## Goal
Below are some records. Retype exactly the lines from the one containing "Generate a Python" through the one containing "u2_max = 5.08", both included, skipping every picture.

....

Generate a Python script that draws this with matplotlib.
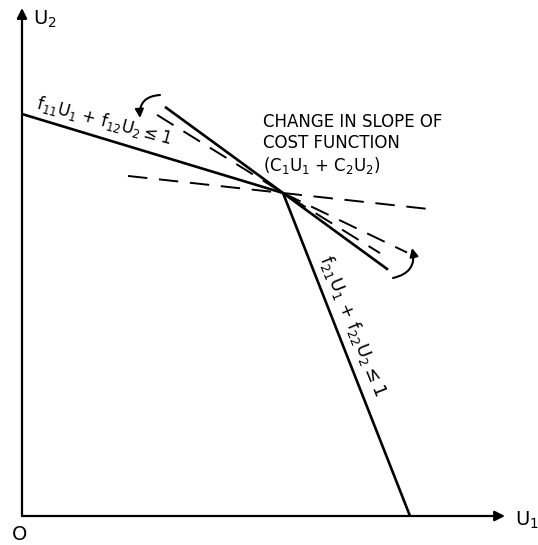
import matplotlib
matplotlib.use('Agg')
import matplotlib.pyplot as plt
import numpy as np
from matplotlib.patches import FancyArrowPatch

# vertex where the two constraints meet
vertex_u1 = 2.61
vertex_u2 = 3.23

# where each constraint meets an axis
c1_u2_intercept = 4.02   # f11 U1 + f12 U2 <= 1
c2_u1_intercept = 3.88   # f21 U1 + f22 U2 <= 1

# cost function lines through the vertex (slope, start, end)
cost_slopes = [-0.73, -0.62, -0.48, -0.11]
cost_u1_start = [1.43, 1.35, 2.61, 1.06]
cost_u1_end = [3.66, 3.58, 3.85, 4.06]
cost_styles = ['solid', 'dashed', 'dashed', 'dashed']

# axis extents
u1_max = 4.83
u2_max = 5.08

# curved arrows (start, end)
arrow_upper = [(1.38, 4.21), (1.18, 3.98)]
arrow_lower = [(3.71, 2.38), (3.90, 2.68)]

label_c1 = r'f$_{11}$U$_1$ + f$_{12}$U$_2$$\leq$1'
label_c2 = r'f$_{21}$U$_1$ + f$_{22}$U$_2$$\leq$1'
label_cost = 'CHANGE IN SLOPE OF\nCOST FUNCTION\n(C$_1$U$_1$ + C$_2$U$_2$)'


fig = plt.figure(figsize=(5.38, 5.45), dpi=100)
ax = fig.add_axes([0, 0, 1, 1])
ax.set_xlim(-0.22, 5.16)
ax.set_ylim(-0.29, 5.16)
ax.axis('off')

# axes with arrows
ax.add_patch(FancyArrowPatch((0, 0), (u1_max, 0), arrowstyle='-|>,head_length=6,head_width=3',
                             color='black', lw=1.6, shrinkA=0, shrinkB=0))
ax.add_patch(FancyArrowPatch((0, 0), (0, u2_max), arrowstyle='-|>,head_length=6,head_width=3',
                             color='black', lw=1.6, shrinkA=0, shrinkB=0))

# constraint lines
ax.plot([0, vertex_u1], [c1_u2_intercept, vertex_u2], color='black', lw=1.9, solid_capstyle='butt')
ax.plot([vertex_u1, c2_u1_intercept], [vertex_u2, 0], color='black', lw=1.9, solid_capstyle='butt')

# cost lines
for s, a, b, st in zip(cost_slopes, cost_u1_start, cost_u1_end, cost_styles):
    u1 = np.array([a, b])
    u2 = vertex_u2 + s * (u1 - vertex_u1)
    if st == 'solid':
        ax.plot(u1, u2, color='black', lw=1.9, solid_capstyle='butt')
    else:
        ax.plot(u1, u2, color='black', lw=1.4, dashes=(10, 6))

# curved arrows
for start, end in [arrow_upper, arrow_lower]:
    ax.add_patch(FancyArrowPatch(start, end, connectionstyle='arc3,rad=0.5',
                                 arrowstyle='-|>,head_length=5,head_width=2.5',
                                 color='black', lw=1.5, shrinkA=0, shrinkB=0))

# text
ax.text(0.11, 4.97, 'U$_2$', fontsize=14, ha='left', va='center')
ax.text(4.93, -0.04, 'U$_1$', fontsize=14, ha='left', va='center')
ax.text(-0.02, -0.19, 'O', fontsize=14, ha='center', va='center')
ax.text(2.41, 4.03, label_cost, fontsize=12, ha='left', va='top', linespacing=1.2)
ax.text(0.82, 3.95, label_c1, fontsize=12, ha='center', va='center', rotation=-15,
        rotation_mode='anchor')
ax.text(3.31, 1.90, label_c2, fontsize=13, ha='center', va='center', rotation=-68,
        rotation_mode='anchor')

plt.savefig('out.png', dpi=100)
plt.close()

....

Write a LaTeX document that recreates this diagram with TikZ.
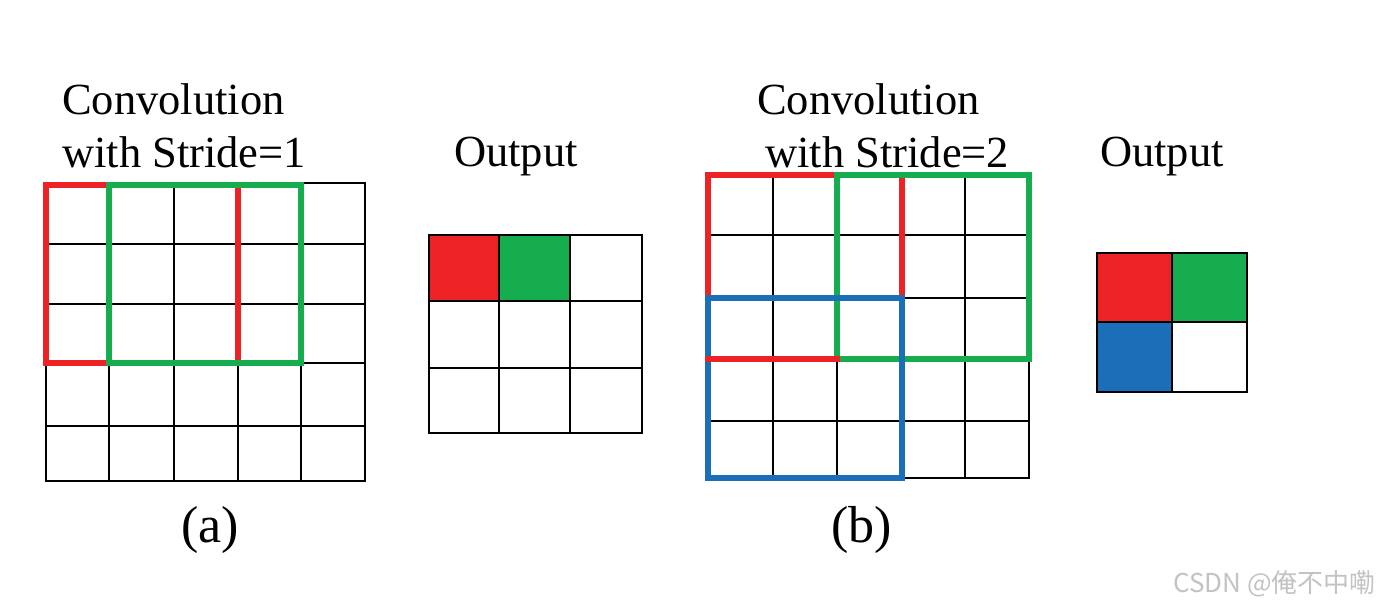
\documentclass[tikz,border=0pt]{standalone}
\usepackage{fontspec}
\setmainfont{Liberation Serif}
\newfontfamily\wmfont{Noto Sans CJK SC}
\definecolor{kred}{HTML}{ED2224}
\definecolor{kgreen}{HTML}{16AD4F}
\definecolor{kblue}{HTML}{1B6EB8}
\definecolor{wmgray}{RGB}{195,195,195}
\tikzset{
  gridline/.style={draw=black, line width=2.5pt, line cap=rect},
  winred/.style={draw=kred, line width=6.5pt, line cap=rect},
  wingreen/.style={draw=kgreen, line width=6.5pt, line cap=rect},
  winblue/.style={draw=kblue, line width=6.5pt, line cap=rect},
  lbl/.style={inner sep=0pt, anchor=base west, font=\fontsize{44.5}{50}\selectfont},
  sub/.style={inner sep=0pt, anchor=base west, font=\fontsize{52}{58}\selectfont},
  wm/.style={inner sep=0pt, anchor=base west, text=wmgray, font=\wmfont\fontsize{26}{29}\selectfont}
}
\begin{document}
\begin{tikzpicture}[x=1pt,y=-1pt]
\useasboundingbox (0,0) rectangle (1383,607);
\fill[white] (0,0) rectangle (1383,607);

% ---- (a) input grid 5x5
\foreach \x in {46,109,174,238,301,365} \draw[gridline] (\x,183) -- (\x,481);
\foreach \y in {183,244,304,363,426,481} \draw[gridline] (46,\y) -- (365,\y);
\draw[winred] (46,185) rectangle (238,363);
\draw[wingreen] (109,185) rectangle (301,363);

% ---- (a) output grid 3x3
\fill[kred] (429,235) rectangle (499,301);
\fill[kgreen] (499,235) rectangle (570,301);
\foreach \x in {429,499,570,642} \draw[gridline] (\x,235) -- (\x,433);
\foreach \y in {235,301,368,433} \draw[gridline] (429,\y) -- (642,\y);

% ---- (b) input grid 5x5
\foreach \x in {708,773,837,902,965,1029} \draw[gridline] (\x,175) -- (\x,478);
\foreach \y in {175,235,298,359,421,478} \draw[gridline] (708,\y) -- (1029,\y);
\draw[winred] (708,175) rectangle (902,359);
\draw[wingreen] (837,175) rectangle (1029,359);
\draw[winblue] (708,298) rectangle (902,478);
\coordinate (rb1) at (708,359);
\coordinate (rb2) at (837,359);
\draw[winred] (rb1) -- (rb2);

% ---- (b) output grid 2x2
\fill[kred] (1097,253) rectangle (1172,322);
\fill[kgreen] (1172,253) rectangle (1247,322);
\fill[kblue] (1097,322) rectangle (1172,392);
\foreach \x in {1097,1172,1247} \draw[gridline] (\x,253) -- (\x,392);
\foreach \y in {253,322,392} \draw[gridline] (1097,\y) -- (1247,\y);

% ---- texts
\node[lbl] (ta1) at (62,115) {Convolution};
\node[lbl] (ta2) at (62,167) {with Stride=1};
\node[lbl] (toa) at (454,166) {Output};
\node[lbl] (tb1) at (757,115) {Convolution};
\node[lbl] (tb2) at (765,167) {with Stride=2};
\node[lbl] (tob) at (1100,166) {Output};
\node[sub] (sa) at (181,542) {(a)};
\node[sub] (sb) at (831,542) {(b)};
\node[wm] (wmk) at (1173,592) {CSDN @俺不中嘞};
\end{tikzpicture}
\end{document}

....

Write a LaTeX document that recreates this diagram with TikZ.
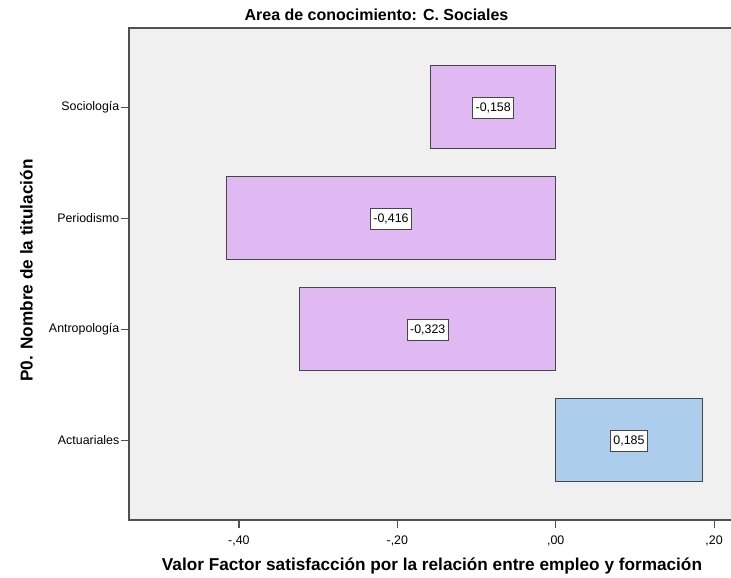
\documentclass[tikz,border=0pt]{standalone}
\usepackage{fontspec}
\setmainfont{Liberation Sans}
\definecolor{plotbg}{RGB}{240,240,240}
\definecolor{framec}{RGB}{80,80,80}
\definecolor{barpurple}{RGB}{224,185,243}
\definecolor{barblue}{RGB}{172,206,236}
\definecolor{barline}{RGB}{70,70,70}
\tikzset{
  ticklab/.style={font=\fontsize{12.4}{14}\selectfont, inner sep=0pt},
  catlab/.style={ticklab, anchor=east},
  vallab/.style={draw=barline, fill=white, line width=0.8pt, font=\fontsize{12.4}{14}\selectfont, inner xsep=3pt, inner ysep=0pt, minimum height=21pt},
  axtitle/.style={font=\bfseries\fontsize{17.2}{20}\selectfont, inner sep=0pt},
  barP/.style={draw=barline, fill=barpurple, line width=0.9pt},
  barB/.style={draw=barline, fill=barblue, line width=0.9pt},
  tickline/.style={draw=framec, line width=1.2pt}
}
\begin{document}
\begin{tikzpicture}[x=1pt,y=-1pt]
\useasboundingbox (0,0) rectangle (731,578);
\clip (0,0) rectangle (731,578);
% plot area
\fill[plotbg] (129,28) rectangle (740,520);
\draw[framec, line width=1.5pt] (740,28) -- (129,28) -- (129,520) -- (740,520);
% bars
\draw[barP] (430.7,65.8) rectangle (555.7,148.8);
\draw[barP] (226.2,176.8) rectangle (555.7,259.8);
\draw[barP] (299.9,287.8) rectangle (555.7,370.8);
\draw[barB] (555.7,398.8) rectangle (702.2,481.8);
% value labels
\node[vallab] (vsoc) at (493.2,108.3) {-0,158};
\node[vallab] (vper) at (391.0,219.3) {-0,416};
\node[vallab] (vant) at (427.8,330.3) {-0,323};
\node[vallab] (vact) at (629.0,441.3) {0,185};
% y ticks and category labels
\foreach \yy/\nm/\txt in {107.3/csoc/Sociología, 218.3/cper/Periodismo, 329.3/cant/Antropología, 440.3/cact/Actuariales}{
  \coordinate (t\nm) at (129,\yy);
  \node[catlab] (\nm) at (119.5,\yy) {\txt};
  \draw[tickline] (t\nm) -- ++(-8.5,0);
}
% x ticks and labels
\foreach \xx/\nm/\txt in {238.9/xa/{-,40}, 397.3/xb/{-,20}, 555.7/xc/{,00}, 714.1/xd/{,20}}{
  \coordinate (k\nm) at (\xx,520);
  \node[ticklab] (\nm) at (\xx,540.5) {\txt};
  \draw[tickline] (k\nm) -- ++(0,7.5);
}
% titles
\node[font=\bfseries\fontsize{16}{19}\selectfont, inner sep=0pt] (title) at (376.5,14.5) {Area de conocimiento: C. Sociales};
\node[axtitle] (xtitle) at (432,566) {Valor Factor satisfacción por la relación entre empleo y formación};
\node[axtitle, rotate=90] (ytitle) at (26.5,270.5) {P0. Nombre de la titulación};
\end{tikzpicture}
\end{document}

....

## Finished exercise
Generate a Python script that draws this with matplotlib.
import matplotlib
matplotlib.use('Agg')
import matplotlib.pyplot as plt
import numpy as np
from matplotlib.patches import FancyArrowPatch

# vertex where the two constraints meet
vertex_u1 = 2.61
vertex_u2 = 3.23

# where each constraint meets an axis
c1_u2_intercept = 4.02   # f11 U1 + f12 U2 <= 1
c2_u1_intercept = 3.88   # f21 U1 + f22 U2 <= 1

# cost function lines through the vertex (slope, start, end)
cost_slopes = [-0.73, -0.62, -0.48, -0.11]
cost_u1_start = [1.43, 1.35, 2.61, 1.06]
cost_u1_end = [3.66, 3.58, 3.85, 4.06]
cost_styles = ['solid', 'dashed', 'dashed', 'dashed']

# axis extents
u1_max = 4.83
u2_max = 5.08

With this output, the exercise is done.